Thursday, April 21, 2005

 

Oh God, It's Another Serious Post . . . .

This time about Andrea Dworkin. Yes, yes, I know, she died ages ago, but I was busy, and, given how vastly important I'm sure people will find my comments on the subject, I decided to give them here.

The first and most important thing to say is that I'm starting from a very biased standpoint. You see, I'm male, and thus am complicit in all the many horrible things that she believed men, as a whole, were guilty of. Now, I know men are, at times, complete bastards. I am myself. But, we're not as horrible as Dworkin believed.

I'm not going to attempt too much on this topic, mostly because several of her views make my blood boil, so I'm going to leave it to the always excellent Cathy Young to point out all the many problems with her views here and here. And, for a humourous take, Blame Bush is always helpful.

However, I'm not going to stop there. You see, the most baffling of opinions expressed after Dworkin's death was that of Susie Bright, expressed here. I don't begin to understand how a feminist pornographer can have so much time for a woman who believed pornography to be absolutely horrific, and had all but issued a death sentence on said pornographer. Let's have a look at some of the things she wrote in her eulogy to Dworkin:

"Along with Kate Millet in Sexual Politics, Andrea Dworkin used her considerable intellectual powers to analyze pornography, which was something that no one had done before. No one. The men who made porn didn’t. Porn was like a low culture joke before the feminist revolution kicked its ass. It was beneath discussion."

It's always good to dismiss a whole ouevre of work as irrelevant, isn't it? Apart from anything else, this summary of 'porn before women got behind the pen/camera lens' does it little or no justice. Is there no redeeming literary quality in, for example, DH Lawrence's 'Lady Chatterley's Lover?' See, I think there is.

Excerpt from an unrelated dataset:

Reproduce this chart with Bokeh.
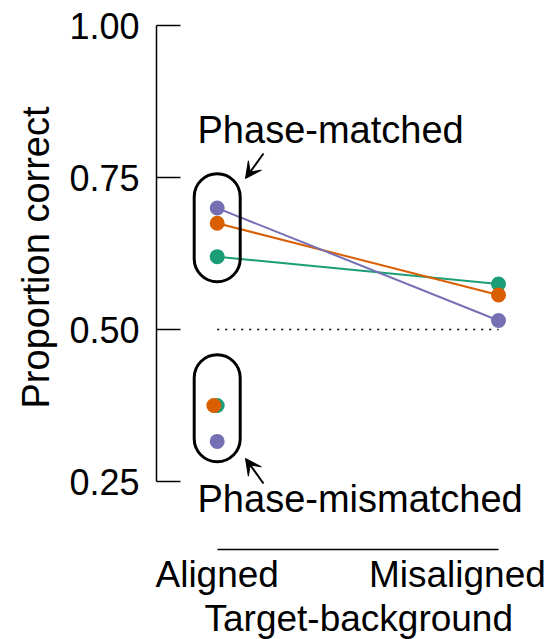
from bokeh.plotting import figure
from bokeh.models import Range1d, FixedTicker, Label, Arrow, VeeHead, PrintfTickFormatter, Title
from bokeh.embed import file_html
from bokeh.resources import INLINE

# ---- data ----
conditions = ["Aligned", "Misaligned"]
cond_x = [1, 2]
label_x = [1.0, 1.854]   # Misaligned label is pulled left to fit inside the page
series_names = ["green", "orange", "purple"]
series_colors = ["#1B9E77", "#D95F02", "#7570B3"]
matched_green = [0.620, 0.575]
matched_orange = [0.675, 0.557]
matched_purple = [0.700, 0.515]
mismatched_values = [0.375, 0.375, 0.316]   # green, orange, purple (aligned only)
mismatched_x = [1.0, 0.988, 1.0]
chance = 0.5
y_ticks = [0.25, 0.50, 0.75, 1.00]

FONT = "Liberation Sans"

p = figure(width=551, height=639, output_backend="svg", toolbar_location=None,
           x_range=Range1d(0.7842, 2.1493), y_range=Range1d(0.1381, 1.0169),
           min_border_left=156, min_border_right=11, min_border_top=15, min_border_bottom=90)
p.outline_line_color = None
p.xgrid.visible = False
p.ygrid.visible = False
p.background_fill_color = "white"
p.border_fill_color = "white"

# y axis
ya = p.yaxis[0]
ya.ticker = FixedTicker(ticks=y_ticks)
ya.formatter = PrintfTickFormatter(format="%.2f")
ya.bounds = (0.25, 1.0)
ya.major_tick_in = 24
ya.major_tick_out = 0
ya.minor_tick_line_color = None
ya.axis_line_width = 1.5
ya.major_tick_line_width = 1.5
ya.axis_line_color = "black"
ya.major_tick_line_color = "black"
ya.major_label_text_font = FONT
ya.major_label_text_font_size = "36px"
ya.major_label_text_color = "black"
ya.major_label_standoff = 17

# x axis (line + category labels)
xa = p.xaxis[0]
xa.ticker = FixedTicker(ticks=label_x)
xa.major_label_overrides = {label_x[0]: conditions[0], label_x[1]: conditions[1]}
xa.bounds = (1, 2)
xa.major_tick_in = 0
xa.major_tick_out = 0
xa.major_tick_line_color = None
xa.minor_tick_line_color = None
xa.axis_line_width = 1.5
xa.axis_line_color = "black"
xa.major_label_text_font = FONT
xa.major_label_text_font_size = "37px"
xa.major_label_text_color = "black"
xa.major_label_standoff = 4

p.add_layout(Title(text="Proportion correct", align="left", offset=141, standoff=20,
                   text_font=FONT, text_font_size="38px", text_font_style="normal",
                   text_color="black"), "left")
p.add_layout(Title(text="Target-background", align="left", offset=48, standoff=-3,
                   text_font=FONT, text_font_size="37px", text_font_style="normal",
                   text_color="black"), "below")

# chance line
p.line(cond_x, [chance, chance], line_color="black", line_width=1.5, line_dash="2 6")

# connecting lines
matched = [matched_green, matched_orange, matched_purple]
for vals, col in zip(matched, series_colors):
    p.line(cond_x, vals, line_color=col, line_width=2)

# stadium outlines
p.rect(x=[1.0, 1.0], y=[0.6677, 0.3706], width=46, width_units="screen",
       height=[0.1777, 0.1761], fill_color=None, line_color="black", line_width=3,
       border_radius=23)

# points
for vals, col in zip(matched, series_colors):
    p.scatter(cond_x, vals, size=15, fill_color=col, line_color=None)
for xv, v, col in zip(mismatched_x, mismatched_values, series_colors):
    p.scatter([xv], [v], size=15, fill_color=col, line_color=None)

# arrows
p.add_layout(Arrow(end=VeeHead(size=16, fill_color="black", line_color="black", line_width=1),
                   x_start=1.1646, y_start=0.7898, x_end=1.1006, y_end=0.7487,
                   line_color="black", line_width=2))
p.add_layout(Arrow(end=VeeHead(size=16, fill_color="black", line_color="black", line_width=1),
                   x_start=1.1646, y_start=0.2467, x_end=1.1006, y_end=0.2879,
                   line_color="black", line_width=2))

def lab(x, y, text, align="left"):
    p.add_layout(Label(x=x, y=y, text=text, text_align=align, text_baseline="alphabetic",
                       text_font=FONT, text_font_size="38px", text_color="black"))

lab(0.930, 0.829, "Phase-matched")
lab(0.930, 0.222, "Phase-mismatched")

open("out.html", "w").write(file_html(p, INLINE))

"She was a scholar of great men, and the one she studied the most, the Marquis de Sade, was someone she could quote up one side and down the other. I'm the one who said she was his feminist reincarnation. She rewrote his Juliette when she wrote her novel Ice and Fire. So much for man-hating."

I'm sure this is such an obvious point it barely needs making, but the Marquis de Sade is hardly typical of standard male fantsies, is he? I tried to watch 'Salo,' but I found it extremely difficult. Taking the most extreme example as some kind of standard is an academic flaw, and should hardly be encouraged. And was de Sade really a 'great man?'

"It was Andrea’s take-no-prisoners attitude toward patriarchy that I always liked the best. Bourgeois feminists were so BORING. They wanted to keep their maiden name and have it listed in the white pages; they wanted to get a nice corner office in the skyscraper. When I was a teenager in the 70s I couldn't relate to those concerns."

I'm sure they were boring. Hoping to become a corner-office schlub is hardly the greatest ambition in life. However, it seems to me that it's these women, with their modest aims and aspirations, who have done much more for women generally, and at much less of a cost to the feminist movement as a whole, than a million Dworkins could have done, no matter how exciting they might have seemed.

"I loved that she dared attack the very notion of intercourse. It was the pie aimed right in the crotch of Mr. Big Stuff. It was an impossible theory, but it wasn’t absurd. There is something about literally being fucked that colors your world, pretty or ugly, and it was about time someone said so."

I'm not going to pretend that I understand this. Just what is 'Mr. Big Stuff?' is it pornography? Capitalism? The male gender? What? And I don't get the 'pretty or ugly' bit, either. Under what circumstances was Dworkin tolerant of intercourse? I can't think of any off the top of my head, and if there were any, they weren't very numerous. So she never said any such thing. Dworkin would have said it made your world, and the world, uglier.

I try to be fair. There is something online called the 'Andrea Dworkin Lie Detector' which attempts to answer some of the more pernicious myths surrounding her life. Fair enough. I was all set to praise this, however, when I clicked on the link at the bottom of the page, to a group called 'Always Causing Legal Unrest.' This appears to be a website of, to put it bluntly, feminist extremists. It contains, approvingly, a photograph of arson, for example. It also contains a rather bizarre fantasy of castration (the weak-of-stomach: beware) here. Now look, I'm not a fan of Bret Easton Ellis. I found 'American Psycho' to be disgusting and boring by turns. That passage, however, is exactly what happens when you follow the teaching of the most extreme feminists to their logical conclusions.

Unlike many men, I didn't hate Andrea Dworkin. She was clearly a very sad individual, and I shall not cheer her death. The death of several of her ideas, however, would be more than welcome.